- REQUIRED WORK: Reproduce the listing below without changes, except that pictures are left out.

- GIVEN INFORMATION:
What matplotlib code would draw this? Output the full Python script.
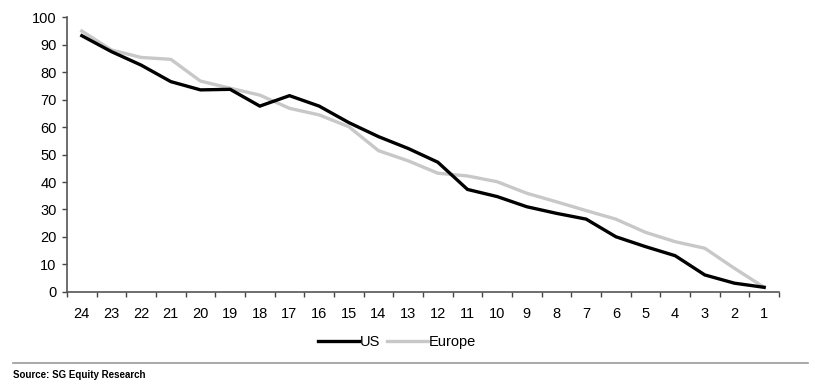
import numpy as np
import matplotlib.pyplot as plt
from matplotlib.lines import Line2D

plt.rcParams['font.family'] = ['Liberation Sans', 'DejaVu Sans']

# categories (months to go), left to right
labels = [str(n) for n in range(24, 0, -1)]

us = [93.2, 87.4, 82.5, 76.5, 73.5, 73.7, 67.6, 71.4, 67.6, 61.6, 56.5, 52.2,
      47.2, 37.3, 34.7, 31.0, 28.6, 26.5, 20.1, 16.5, 13.2, 6.2, 3.2, 1.7]
europe = [94.9, 88.0, 85.3, 84.6, 76.7, 74.1, 71.6, 66.8, 64.4, 60.1, 51.4, 47.7,
          43.2, 42.2, 40.1, 35.9, 32.8, 29.6, 26.5, 21.7, 18.3, 15.9, 8.6, 1.7]

fig = plt.figure(figsize=(8.15, 3.84), dpi=100)
ax = fig.add_axes([0.0822, 0.2396, 0.8736, 0.7161])

x = np.arange(len(labels))
ax.plot(x, europe, color='#c8c8c8', lw=2.4, solid_joinstyle='miter')
ax.plot(x, us, color='black', lw=2.4, solid_joinstyle='miter')

ax.set_xlim(-0.5, len(labels) - 0.5)
ax.set_ylim(0, 100)
ax.set_yticks(range(0, 101, 10))
ax.set_xticks(x)
ax.set_xticklabels(labels)
ax.set_xticks(np.arange(-0.5, len(labels), 1), minor=True)
ax.tick_params(axis='x', which='major', length=0, pad=11, labelsize=10.5)
ax.tick_params(axis='x', which='minor', length=3.5, width=1, color='#444444', direction='out')
ax.tick_params(axis='y', length=3.5, width=1, color='#444444', labelsize=10.5, pad=4)

for s in ['top', 'right']:
    ax.spines[s].set_visible(False)
for s in ['left', 'bottom']:
    ax.spines[s].set_color('#555555')
    ax.spines[s].set_linewidth(1.2)

handles = [Line2D([], [], color='black', lw=2.4),
           Line2D([], [], color='#c8c8c8', lw=2.4)]
fig.legend(handles, ['US', 'Europe'], loc='center', bbox_to_anchor=(0.487, 0.11),
           ncol=2, frameon=False, fontsize=10.5, handlelength=2.8,
           handletextpad=0.05, columnspacing=0.5)

fig.add_artist(Line2D([0.016, 0.992], [0.055, 0.055], color='#999999', lw=1.2))
fig.text(0.016, 0.023, 'Source: SG Equity Research', fontsize=7, fontweight='bold',
         va='center', ha='left')

fig.savefig('out.png', dpi=100)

- WRITTEN REPLY:
What matplotlib code would draw this? Output the full Python script.
import numpy as np
import matplotlib.pyplot as plt
from matplotlib.lines import Line2D

plt.rcParams['font.family'] = ['Liberation Sans', 'DejaVu Sans']

# categories (months to go), left to right
labels = [str(n) for n in range(24, 0, -1)]

us = [93.2, 87.4, 82.5, 76.5, 73.5, 73.7, 67.6, 71.4, 67.6, 61.6, 56.5, 52.2,
      47.2, 37.3, 34.7, 31.0, 28.6, 26.5, 20.1, 16.5, 13.2, 6.2, 3.2, 1.7]
europe = [94.9, 88.0, 85.3, 84.6, 76.7, 74.1, 71.6, 66.8, 64.4, 60.1, 51.4, 47.7,
          43.2, 42.2, 40.1, 35.9, 32.8, 29.6, 26.5, 21.7, 18.3, 15.9, 8.6, 1.7]

fig = plt.figure(figsize=(8.15, 3.84), dpi=100)
ax = fig.add_axes([0.0822, 0.2396, 0.8736, 0.7161])

x = np.arange(len(labels))
ax.plot(x, europe, color='#c8c8c8', lw=2.4, solid_joinstyle='miter')
ax.plot(x, us, color='black', lw=2.4, solid_joinstyle='miter')

ax.set_xlim(-0.5, len(labels) - 0.5)
ax.set_ylim(0, 100)
ax.set_yticks(range(0, 101, 10))
ax.set_xticks(x)
ax.set_xticklabels(labels)
ax.set_xticks(np.arange(-0.5, len(labels), 1), minor=True)
ax.tick_params(axis='x', which='major', length=0, pad=11, labelsize=10.5)
ax.tick_params(axis='x', which='minor', length=3.5, width=1, color='#444444', direction='out')
ax.tick_params(axis='y', length=3.5, width=1, color='#444444', labelsize=10.5, pad=4)

for s in ['top', 'right']:
    ax.spines[s].set_visible(False)
for s in ['left', 'bottom']:
    ax.spines[s].set_color('#555555')
    ax.spines[s].set_linewidth(1.2)

handles = [Line2D([], [], color='black', lw=2.4),
           Line2D([], [], color='#c8c8c8', lw=2.4)]
fig.legend(handles, ['US', 'Europe'], loc='center', bbox_to_anchor=(0.487, 0.11),
           ncol=2, frameon=False, fontsize=10.5, handlelength=2.8,
           handletextpad=0.05, columnspacing=0.5)

fig.add_artist(Line2D([0.016, 0.992], [0.055, 0.055], color='#999999', lw=1.2))
fig.text(0.016, 0.023, 'Source: SG Equity Research', fontsize=7, fontweight='bold',
         va='center', ha='left')

fig.savefig('out.png', dpi=100)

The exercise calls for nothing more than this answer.